■ **WHAT THIS TASK INVOLVES**
Repeat the records verbatim and leave the pictures out of your copy.

[BEGIN RECORDS SUPPLIED]

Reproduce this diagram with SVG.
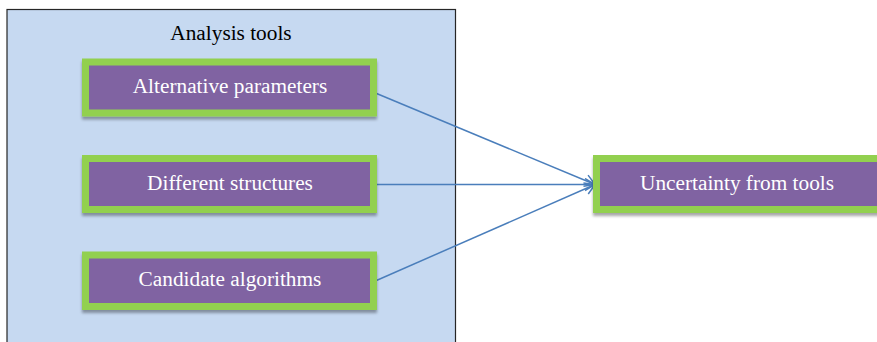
<svg xmlns="http://www.w3.org/2000/svg" width="877" height="342" viewBox="0 0 877 342">
<defs>
<style>
.box{fill:#8064a2;stroke:#92d050;stroke-width:7;filter:url(#sh)}
.lbl{font-family:"Liberation Serif",serif;font-size:21.3px;fill:#ffffff;text-anchor:middle}
.title{font-family:"Liberation Serif",serif;font-size:21.3px;fill:#000000;text-anchor:middle}
.conn{stroke:#4a7ebb;stroke-width:1.5;fill:none;marker-end:url(#ah)}
</style>
<filter id="sh" x="-10%" y="-20%" width="120%" height="150%">
<feGaussianBlur in="SourceAlpha" stdDeviation="1.5"/>
<feOffset dx="0" dy="3" result="b"/>
<feComponentTransfer><feFuncA type="linear" slope="0.35"/></feComponentTransfer>
<feMerge><feMergeNode/><feMergeNode in="SourceGraphic"/></feMerge>
</filter>
<marker id="ah" markerWidth="14" markerHeight="14" refX="12" refY="7" orient="auto" markerUnits="userSpaceOnUse">
<path d="M2,1 L12,7 L2,13" fill="none" stroke="#4a7ebb" stroke-width="1.5"/>
</marker>
</defs>
<g id="container">
<rect x="7" y="9.5" width="448.5" height="340" fill="#c6d9f1" stroke="#262626" stroke-width="1.2"/>
<text class="title" x="231" y="40">Analysis tools</text>
</g>
<g id="connectors">
<line class="conn" x1="373" y1="92" x2="595" y2="184.5"/>
<line class="conn" x1="373" y1="184.5" x2="595" y2="184.5"/>
<line class="conn" x1="373" y1="282" x2="595" y2="184.5"/>
</g>
<g id="node-alternative">
<rect class="box" x="85.5" y="62" width="288" height="51"/>
<text class="lbl" x="230" y="93">Alternative parameters</text>
</g>
<g id="node-different">
<rect class="box" x="85.5" y="158.5" width="288" height="51"/>
<text class="lbl" x="230" y="190">Different structures</text>
</g>
<g id="node-candidate">
<rect class="box" x="85.5" y="255" width="288" height="51.5"/>
<text class="lbl" x="230" y="286">Candidate algorithms</text>
</g>
<g id="node-uncertainty">
<rect class="box" x="596.5" y="158.5" width="290" height="51"/>
<text class="lbl" x="737" y="190">Uncertainty from tools</text>
</g>
</svg>
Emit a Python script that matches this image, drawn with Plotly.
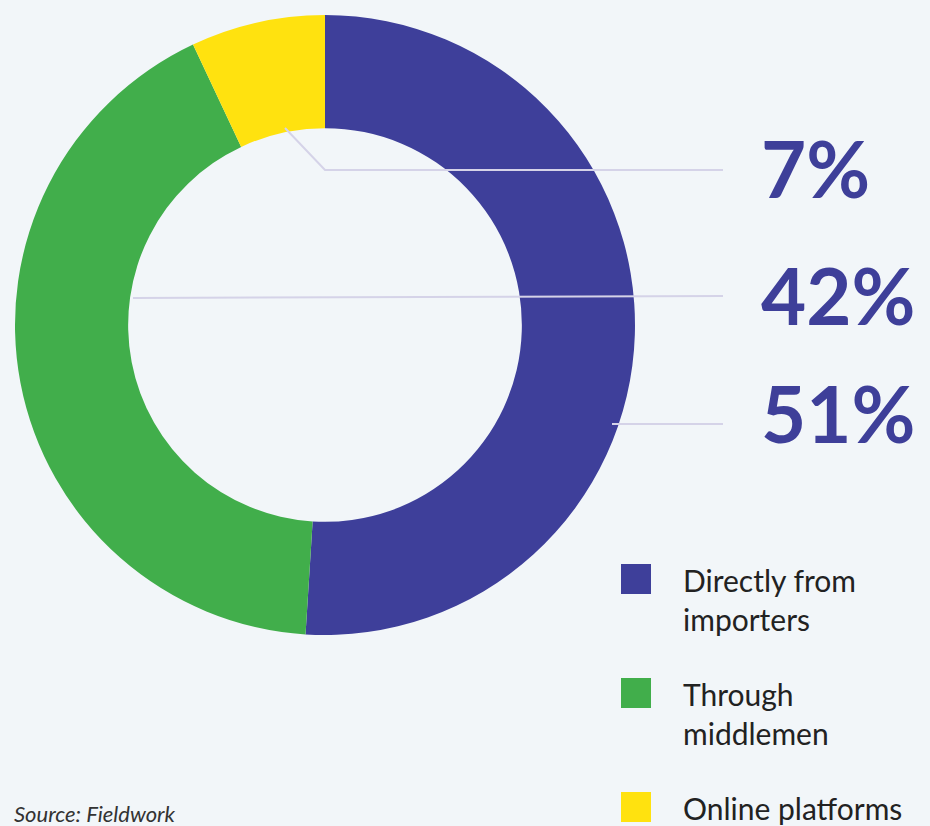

[END RECORDS SUPPLIED]

■ **WRITTEN REPLY**
Reproduce this diagram with SVG.
<svg xmlns="http://www.w3.org/2000/svg" width="877" height="342" viewBox="0 0 877 342">
<defs>
<style>
.box{fill:#8064a2;stroke:#92d050;stroke-width:7;filter:url(#sh)}
.lbl{font-family:"Liberation Serif",serif;font-size:21.3px;fill:#ffffff;text-anchor:middle}
.title{font-family:"Liberation Serif",serif;font-size:21.3px;fill:#000000;text-anchor:middle}
.conn{stroke:#4a7ebb;stroke-width:1.5;fill:none;marker-end:url(#ah)}
</style>
<filter id="sh" x="-10%" y="-20%" width="120%" height="150%">
<feGaussianBlur in="SourceAlpha" stdDeviation="1.5"/>
<feOffset dx="0" dy="3" result="b"/>
<feComponentTransfer><feFuncA type="linear" slope="0.35"/></feComponentTransfer>
<feMerge><feMergeNode/><feMergeNode in="SourceGraphic"/></feMerge>
</filter>
<marker id="ah" markerWidth="14" markerHeight="14" refX="12" refY="7" orient="auto" markerUnits="userSpaceOnUse">
<path d="M2,1 L12,7 L2,13" fill="none" stroke="#4a7ebb" stroke-width="1.5"/>
</marker>
</defs>
<g id="container">
<rect x="7" y="9.5" width="448.5" height="340" fill="#c6d9f1" stroke="#262626" stroke-width="1.2"/>
<text class="title" x="231" y="40">Analysis tools</text>
</g>
<g id="connectors">
<line class="conn" x1="373" y1="92" x2="595" y2="184.5"/>
<line class="conn" x1="373" y1="184.5" x2="595" y2="184.5"/>
<line class="conn" x1="373" y1="282" x2="595" y2="184.5"/>
</g>
<g id="node-alternative">
<rect class="box" x="85.5" y="62" width="288" height="51"/>
<text class="lbl" x="230" y="93">Alternative parameters</text>
</g>
<g id="node-different">
<rect class="box" x="85.5" y="158.5" width="288" height="51"/>
<text class="lbl" x="230" y="190">Different structures</text>
</g>
<g id="node-candidate">
<rect class="box" x="85.5" y="255" width="288" height="51.5"/>
<text class="lbl" x="230" y="286">Candidate algorithms</text>
</g>
<g id="node-uncertainty">
<rect class="box" x="596.5" y="158.5" width="290" height="51"/>
<text class="lbl" x="737" y="190">Uncertainty from tools</text>
</g>
</svg>
Emit a Python script that matches this image, drawn with Plotly.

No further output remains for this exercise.